Putting it All Together
With yields surging – lower quality (less proven) tech names will be punished.
For example, high-flyers like (but not limited to) Snap, Pinterest, Nvidia, Peloton and even Cathie Woods’ Ark Innovation ETF (ARKK) were hit today.
“40x plus” earnings multiples don’t work with sharply higher rates.
As I mentioned, some of these names are already down at least 25% from their highs… however it doesn’t mean they won’t make lower lows.
Don’t try and catch any falling knives here (as I warned with Chinese tech names several months ago)
Bottom line is we have a bifurcated market when it comes to tech…
For example, there is quality tech – where balance sheets are strong; moats are large; and they have a long proven record of consistent quarterly earnings growth.
They will do okay in the face of higher yields.
However, there are those businesses who are still trying to either scale; and/or prove the longevity of their business model(s).
Here’s my own (high level) three-point framework I apply when assessing these names (if helpful)

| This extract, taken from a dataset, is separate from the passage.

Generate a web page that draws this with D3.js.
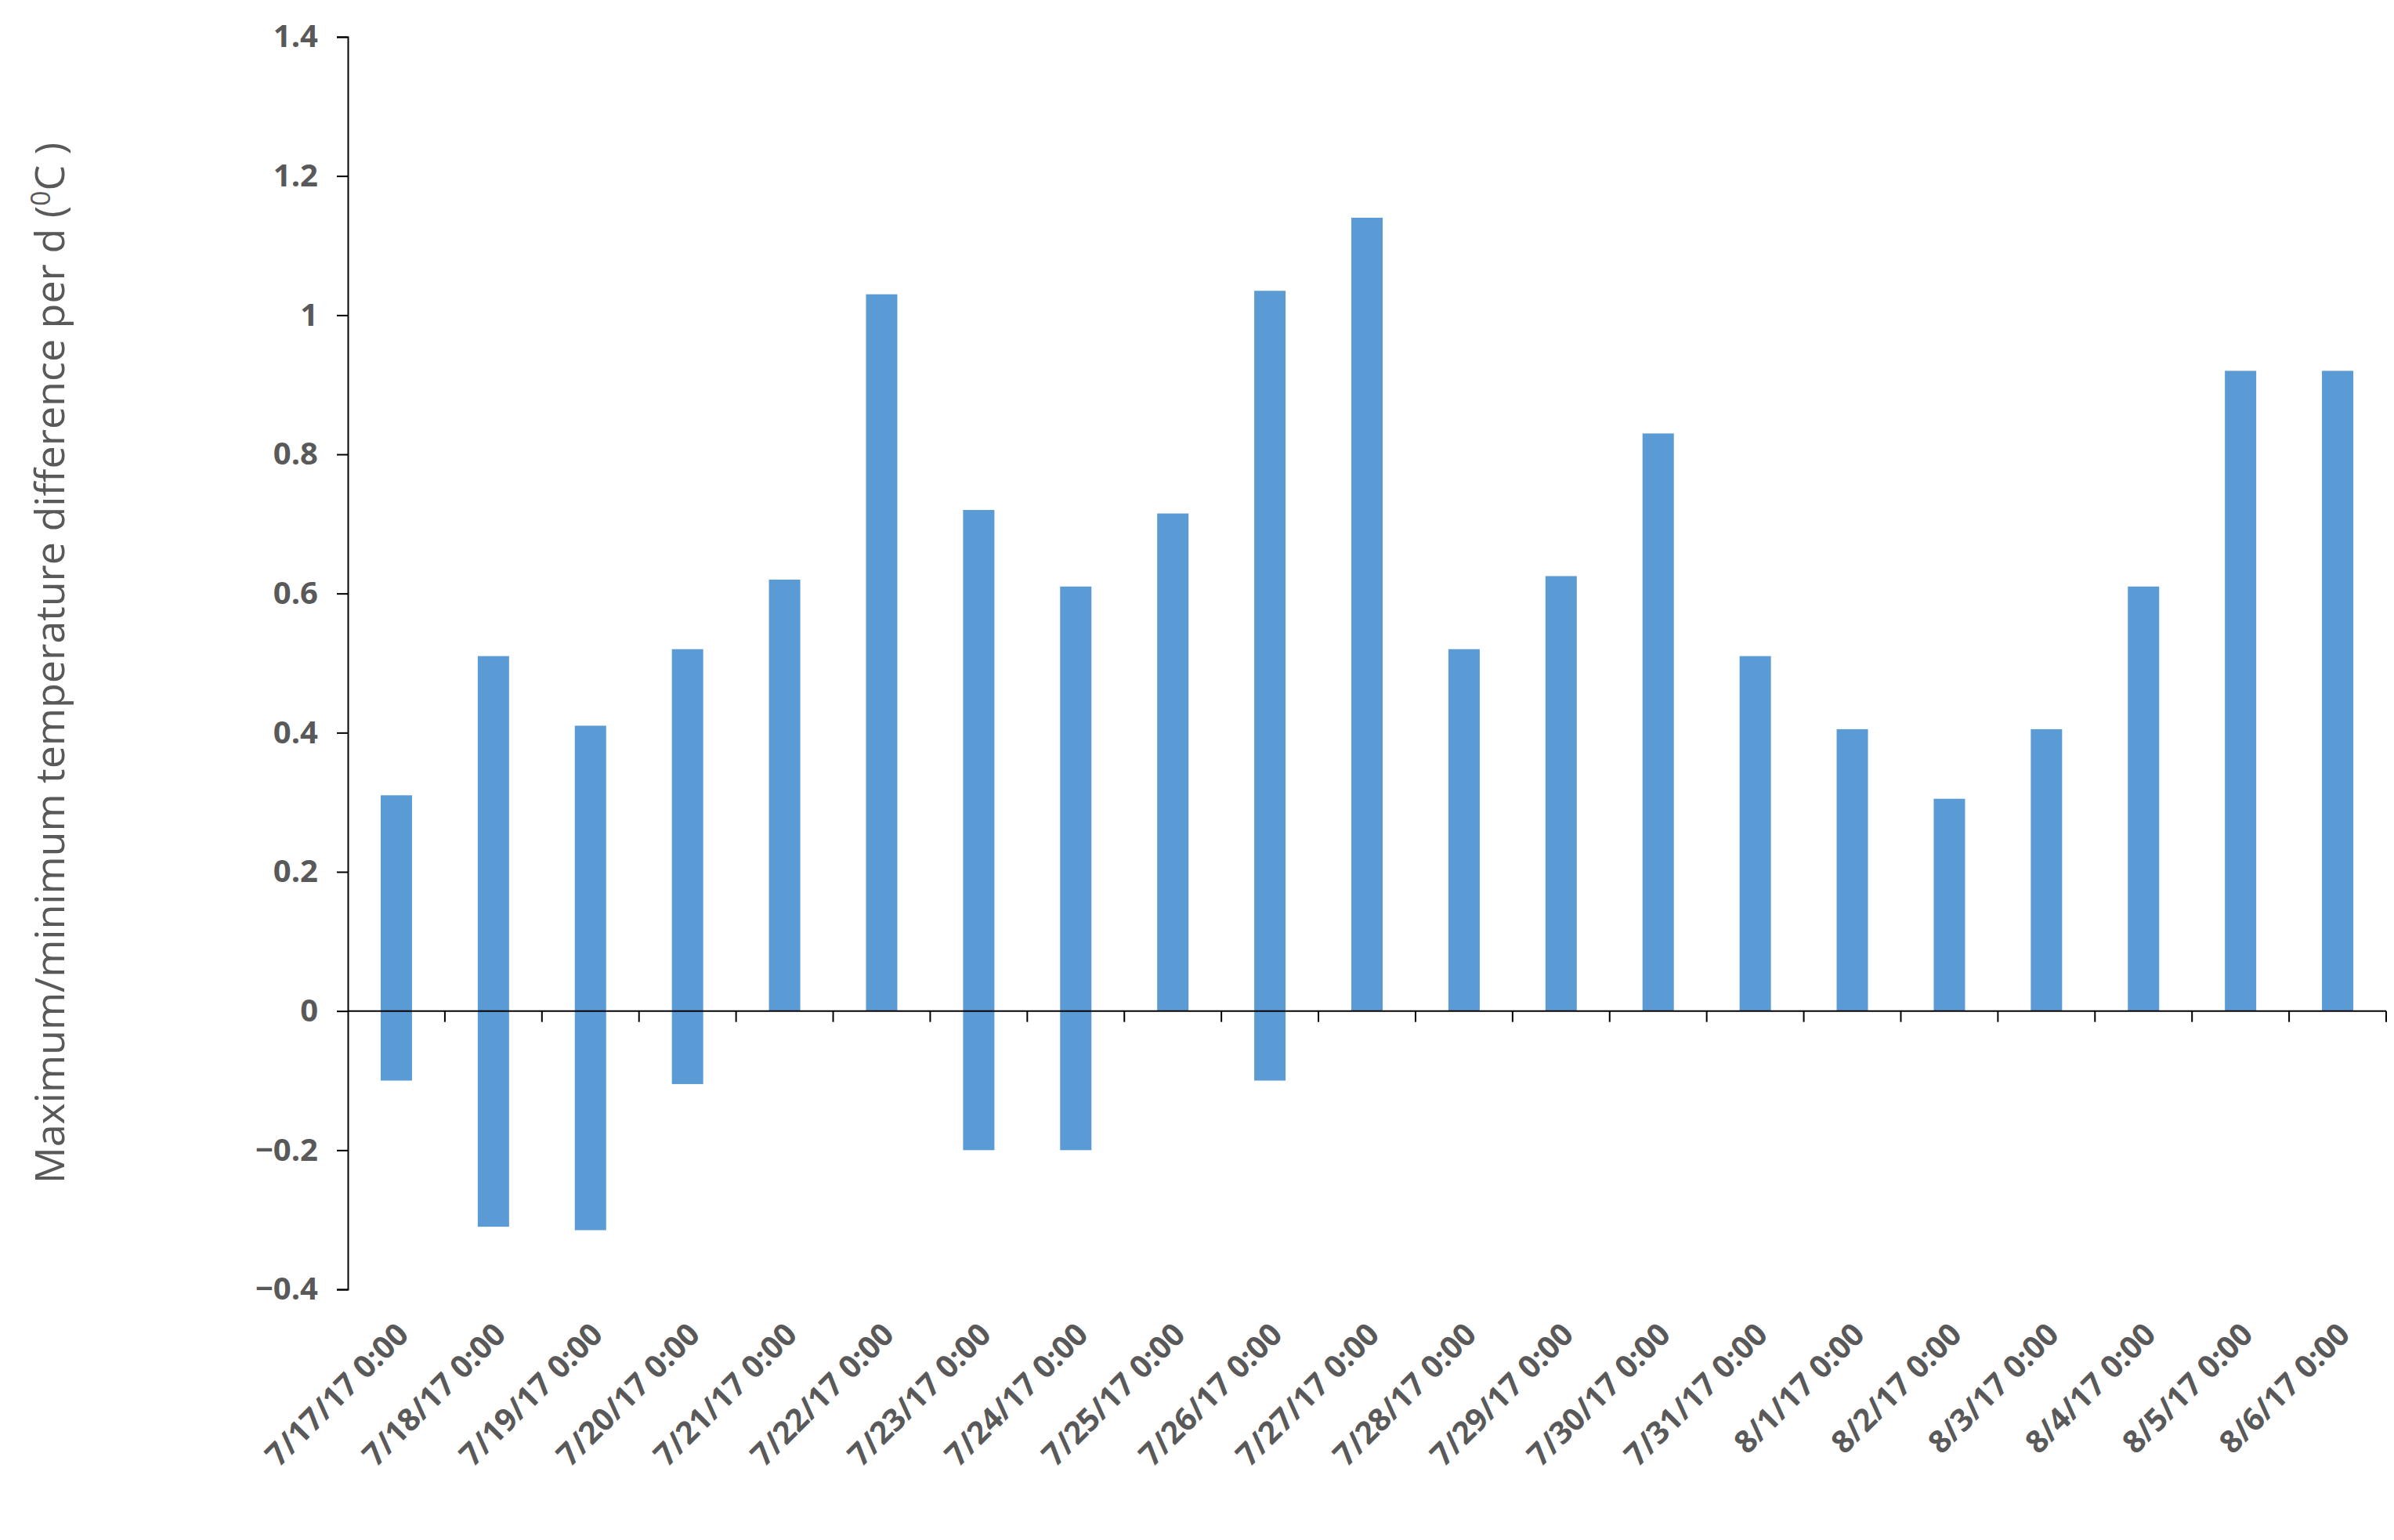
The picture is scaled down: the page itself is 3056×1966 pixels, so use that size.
<!DOCTYPE html>
<html>
<head>
<meta charset="utf-8">
<script src="https://d3js.org/d3.v7.min.js"></script>
<style>
  body { margin: 0; background: #fff; }
  text { font-family: "Open Sans", "Liberation Sans", sans-serif; fill: #595959; }
</style>
</head>
<body>
<div id="chart"></div>
<script>
  const dates = ["7/17/17 0:00", "7/18/17 0:00", "7/19/17 0:00", "7/20/17 0:00", "7/21/17 0:00",
    "7/22/17 0:00", "7/23/17 0:00", "7/24/17 0:00", "7/25/17 0:00", "7/26/17 0:00", "7/27/17 0:00",
    "7/28/17 0:00", "7/29/17 0:00", "7/30/17 0:00", "7/31/17 0:00", "8/1/17 0:00", "8/2/17 0:00",
    "8/3/17 0:00", "8/4/17 0:00", "8/5/17 0:00", "8/6/17 0:00"]
  const maxDiff = [0.31, 0.51, 0.41, 0.52, 0.62, 1.03, 0.72, 0.61, 0.715, 1.035, 1.14,
    0.52, 0.625, 0.83, 0.51, 0.405, 0.305, 0.405, 0.61, 0.92, 0.92]
  const minDiff = [-0.1, -0.31, -0.315, -0.105, 0, 0, -0.2, -0.2, 0, -0.1, 0,
    0, 0, 0, 0, 0, 0, 0, 0, 0, 0]
  const yTicks = [-0.4, -0.2, 0, 0.2, 0.4, 0.6, 0.8, 1, 1.2, 1.4]

  const width = 3056, height = 1966
  const mLeft = 444, mRight = 3046, mTop = 47, mBottom = 1646

  const svg = d3.select("#chart").append("svg").attr("width", width).attr("height", height)

  const x = d3.scaleBand().domain(dates).range([mLeft, mRight]).paddingInner(0).paddingOuter(0)
  const y = d3.scaleLinear().domain([-0.4, 1.4]).range([mBottom, mTop])
  const bw = 40

  svg.selectAll("rect.bar")
    .data(dates)
    .join("rect")
    .attr("class", "bar")
    .attr("x", d => x(d) + x.bandwidth() / 2 - bw / 2)
    .attr("width", bw)
    .attr("y", (d, i) => y(maxDiff[i]))
    .attr("height", (d, i) => y(minDiff[i]) - y(maxDiff[i]))
    .attr("fill", "#5B9BD5")

  // y axis
  const yAxis = svg.append("g").attr("transform", `translate(${mLeft},0)`)
    .call(d3.axisLeft(y).tickValues(yTicks).tickFormat(d3.format("")).tickSize(14).tickPadding(24))
  yAxis.select(".domain").attr("stroke", "#000").attr("stroke-width", 2)
  yAxis.selectAll(".tick line").attr("stroke", "#000").attr("stroke-width", 2)
  yAxis.selectAll("text").style("font-size", "40px").style("font-weight", "bold").attr("fill", "#595959")

  // x axis at zero
  const xAxis = svg.append("g").attr("transform", `translate(0,${y(0)})`)
  xAxis.append("line").attr("x1", mLeft).attr("x2", mRight).attr("stroke", "#000").attr("stroke-width", 2)
  xAxis.selectAll("line.tk")
    .data(dates.slice(1).concat(["end"]))
    .join("line")
    .attr("class", "tk")
    .attr("x1", (d, i) => i < dates.length - 1 ? x(d) : mRight)
    .attr("x2", (d, i) => i < dates.length - 1 ? x(d) : mRight)
    .attr("y1", 0).attr("y2", 14)
    .attr("stroke", "#000").attr("stroke-width", 2)

  // x labels
  svg.selectAll("text.xl")
    .data(dates)
    .join("text")
    .attr("class", "xl")
    .attr("transform", d => `translate(${x(d) + x.bandwidth() / 2 + 18},${mBottom + 60}) rotate(-45)`)
    .attr("text-anchor", "end")
    .style("font-size", "40px")
    .style("font-weight", "bold")
    .text(d => d)

  // y title
  const title = svg.append("text")
    .attr("transform", `translate(82,${(mTop + mBottom) / 2}) rotate(-90)`)
    .attr("text-anchor", "middle")
    .style("font-size", "52px")
  title.append("tspan").text("Maximum/minimum temperature difference per d (")
  title.append("tspan").text("0").attr("dy", -18).style("font-size", "34px")
  title.append("tspan").text("C )").attr("dy", 18)
</script>
</body>
</html>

- What is their access to eyeballs and/or customers (and how fast is that growing)?
- What is unique about their technology / IP (i.e. how defensible is their moat; how easy is it to replicate?); and
- If applicable, what unique content are they able to generate / scale?

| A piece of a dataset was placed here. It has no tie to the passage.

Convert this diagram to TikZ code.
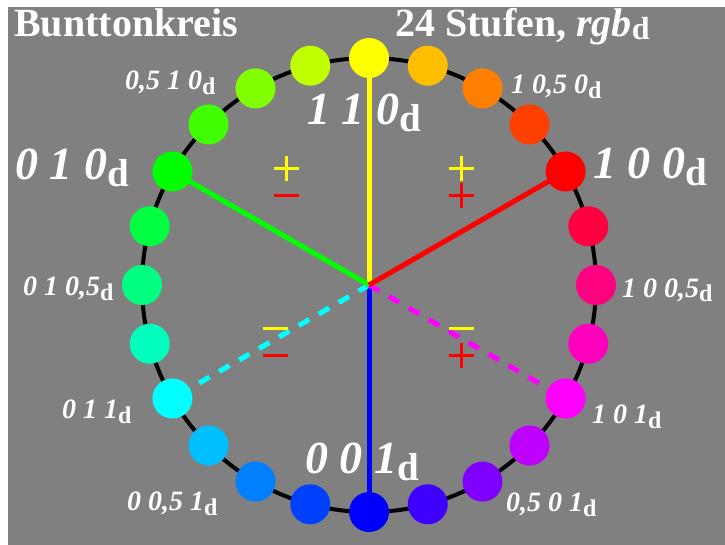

For example, take Zoom (ZM).
Whilst they have a lead in the video conferencing space, there is nothing they are doing which cannot easily be replicated by any major tech company (e.g. Facebook, Microsoft, Google, Cisco all offer this today).
And yet, the stock trades at forward PE of ~51x. Crazy.
And I could highlight many examples like this.
Understanding each of these parameters will give you a stronger sense as to what is genuinely unique about their business (and if the large premium is justified)
It also helps you understand just how strong businesses like (but not limited to) Google, Apple, Amazon, Microsoft and Facebook are in their respective markets.
In a higher rate environment – a rising tide may not lift all boats.